What is an integrated circuit card?

An integrated circuit card, or smart card, is a payment card that uses an integrated microchip to store data in addition to (or in place of) a traditional magnetic stripe. Integrated circuit cards are made of plastic or a similar material and are most often associated with specific credit cards called EMV or chip – & – pin credit and debit cards.

Key points to remember

  • Integrated circuit cards contain a chip that stores cardholder information, the most common being EMV or chip and PIN credit or debit cards.
  • Integrated circuit cards are primarily used in credit cards and debit cards, but are frequently used in other contexts, such as employee ID cards.
  • These cards are a deterrent against identity theft because they avoid using a card’s magnetic stripe, which increases the ease of data skimming for identity thieves.

Understanding an IC card

Integrated circuit cards allow information to be stored on the card itself. A consumer’s information is accessed when the payment card is used in a card reader. Combined with other security measures such as a PIN code or password, the chip enables the secure transmission of personal and financial information.

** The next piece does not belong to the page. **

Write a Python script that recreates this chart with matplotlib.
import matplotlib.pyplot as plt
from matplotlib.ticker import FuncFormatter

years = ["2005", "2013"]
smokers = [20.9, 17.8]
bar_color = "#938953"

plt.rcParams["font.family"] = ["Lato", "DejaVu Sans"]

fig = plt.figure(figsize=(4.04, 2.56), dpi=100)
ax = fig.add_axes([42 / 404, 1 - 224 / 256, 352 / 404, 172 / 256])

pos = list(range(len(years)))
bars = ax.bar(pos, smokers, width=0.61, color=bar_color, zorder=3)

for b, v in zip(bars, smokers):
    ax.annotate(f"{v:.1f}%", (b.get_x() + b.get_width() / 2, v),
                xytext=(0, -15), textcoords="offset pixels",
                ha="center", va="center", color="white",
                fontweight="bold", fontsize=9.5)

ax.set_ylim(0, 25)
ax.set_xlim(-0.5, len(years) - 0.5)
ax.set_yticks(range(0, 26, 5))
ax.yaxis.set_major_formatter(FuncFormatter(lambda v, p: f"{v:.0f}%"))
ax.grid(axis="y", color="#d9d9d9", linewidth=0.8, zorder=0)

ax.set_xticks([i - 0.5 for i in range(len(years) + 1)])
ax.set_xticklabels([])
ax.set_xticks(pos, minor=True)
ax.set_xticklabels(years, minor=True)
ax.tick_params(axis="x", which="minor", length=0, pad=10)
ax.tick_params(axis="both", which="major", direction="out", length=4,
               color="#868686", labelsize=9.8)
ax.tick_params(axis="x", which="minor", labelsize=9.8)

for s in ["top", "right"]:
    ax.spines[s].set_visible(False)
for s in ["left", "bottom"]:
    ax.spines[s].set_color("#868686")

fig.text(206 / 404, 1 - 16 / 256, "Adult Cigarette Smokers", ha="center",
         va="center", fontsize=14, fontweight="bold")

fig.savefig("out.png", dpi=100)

EMVCo manages the technological standards behind integrated circuit payment cards. These types of cards are also known as “smart cards” because of their integrated circuit chip. Although they were initially used in Europe and Asia, their use has spread to the United States. EMV has become a standard in payment card security technology and has been deployed by financial institutions such as banks and credit card providers.

Although integrated circuit cards are often associated with credit and debit cards, they are also used in a variety of other contexts. For example, employees may be assigned an identity card that they must scan to be admitted inside a secure building.

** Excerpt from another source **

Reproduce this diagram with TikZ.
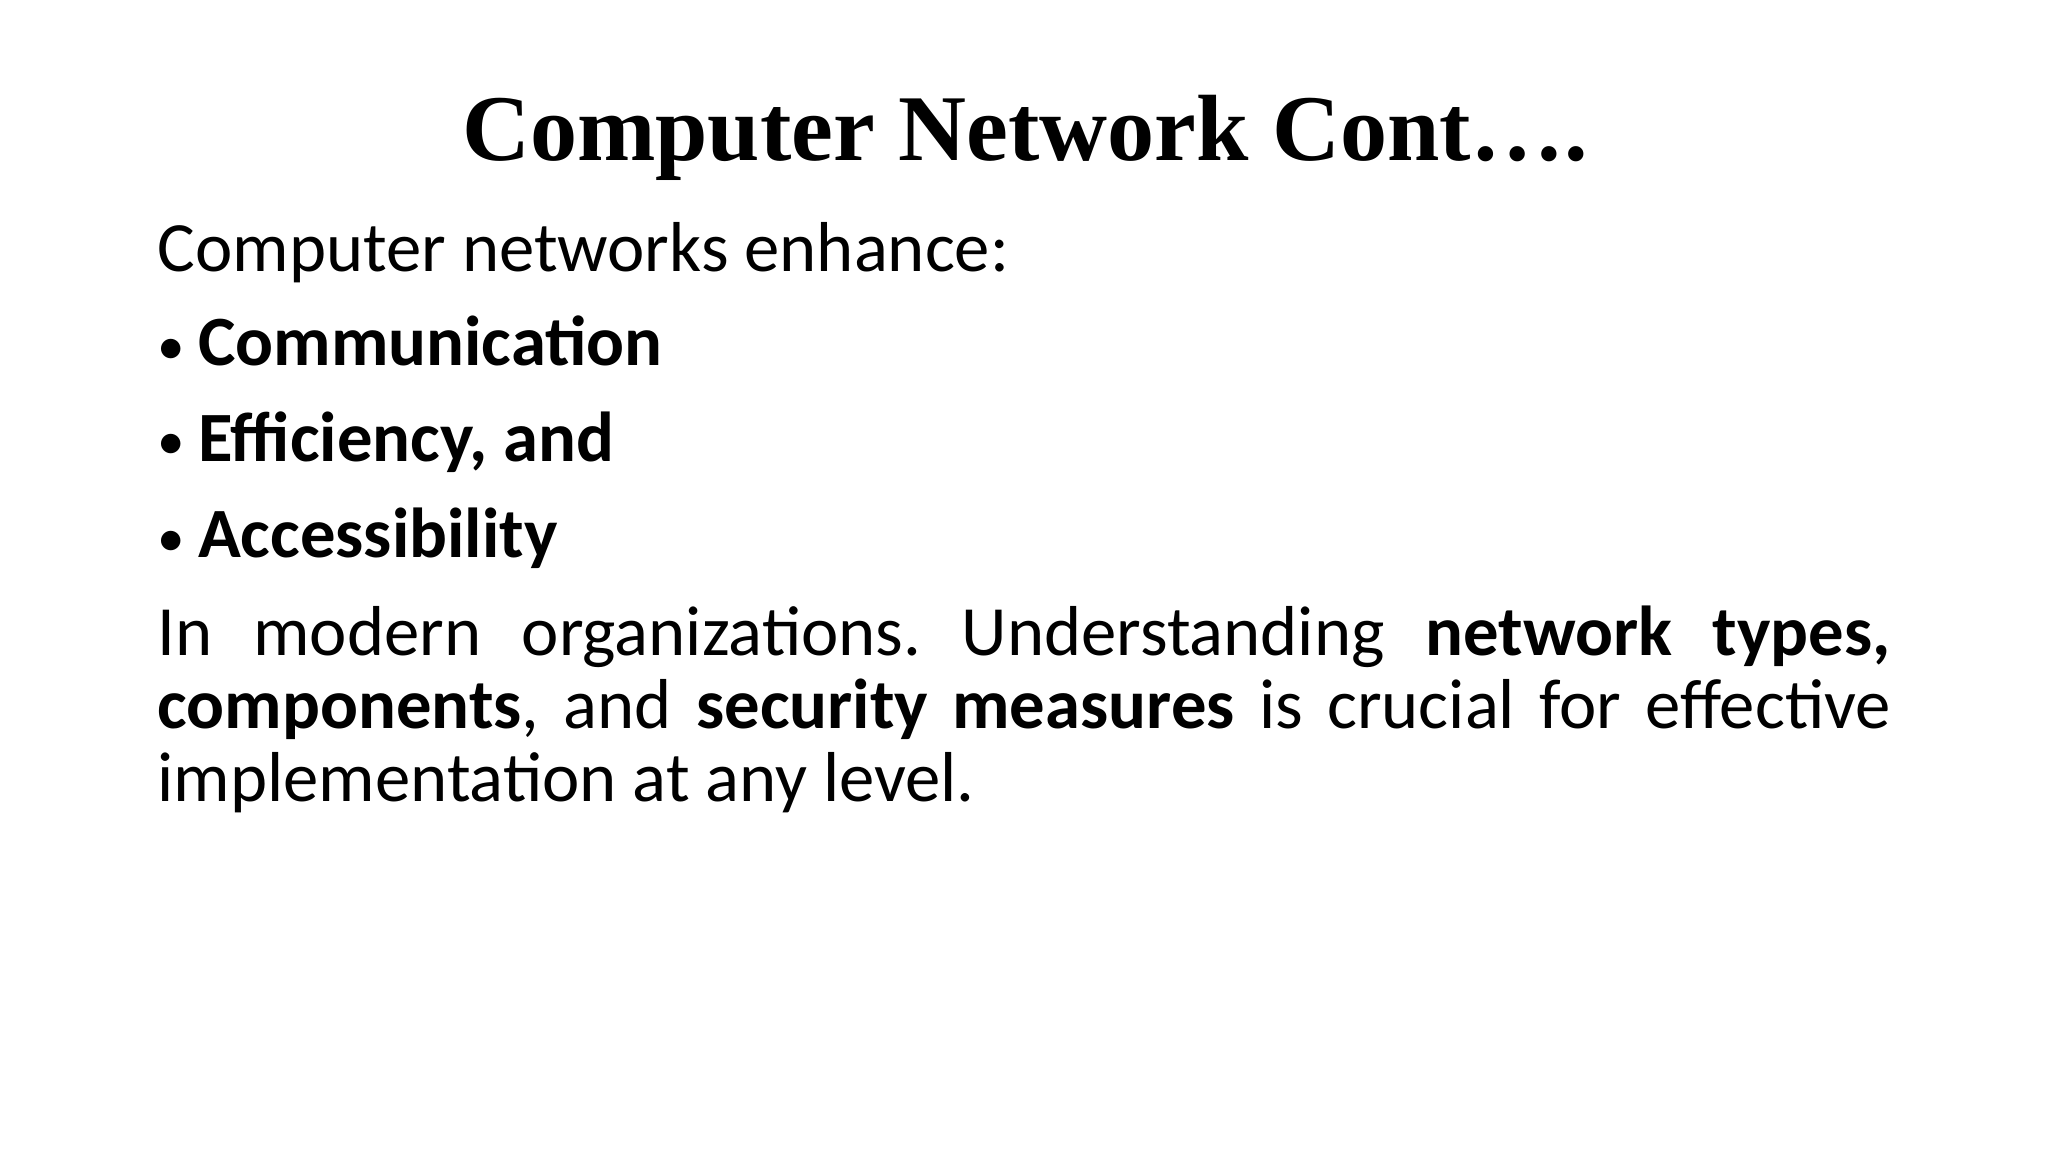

How integrated circuit cards are used to fight identity theft

Magnetic stripe cards have been frequently duplicated, allowing identity thieves to create copies of the original card, as well as sell account information that they have illegally accessed. Using the chip embedded in a payment card can reduce such fraud because it makes skimming a less efficient way to access account information.

Transactions with an integrated circuit card require that the chip be inserted into the chip reader, if applicable, thus making the magnetic stripe a backup function to be used only when a chip reader is not available. Since fraudsters cannot access information secured by integrated circuit cards as easily as a magnetic stripe, they are unable to authenticate their illicit transactions. Many IC cards also feature a contactless payment method, whereby the chip can be read over a short distance, further eliminating the need for a magnetic stripe.

Due to this anti-theft technology, integrated circuit cards are increasingly used in retail stores as more and more chip readers are introduced to support this form of payment security. Cards usually also include a magnetic stripe to enable transactions to be executed if a chip reader is not available in a retailer’s store.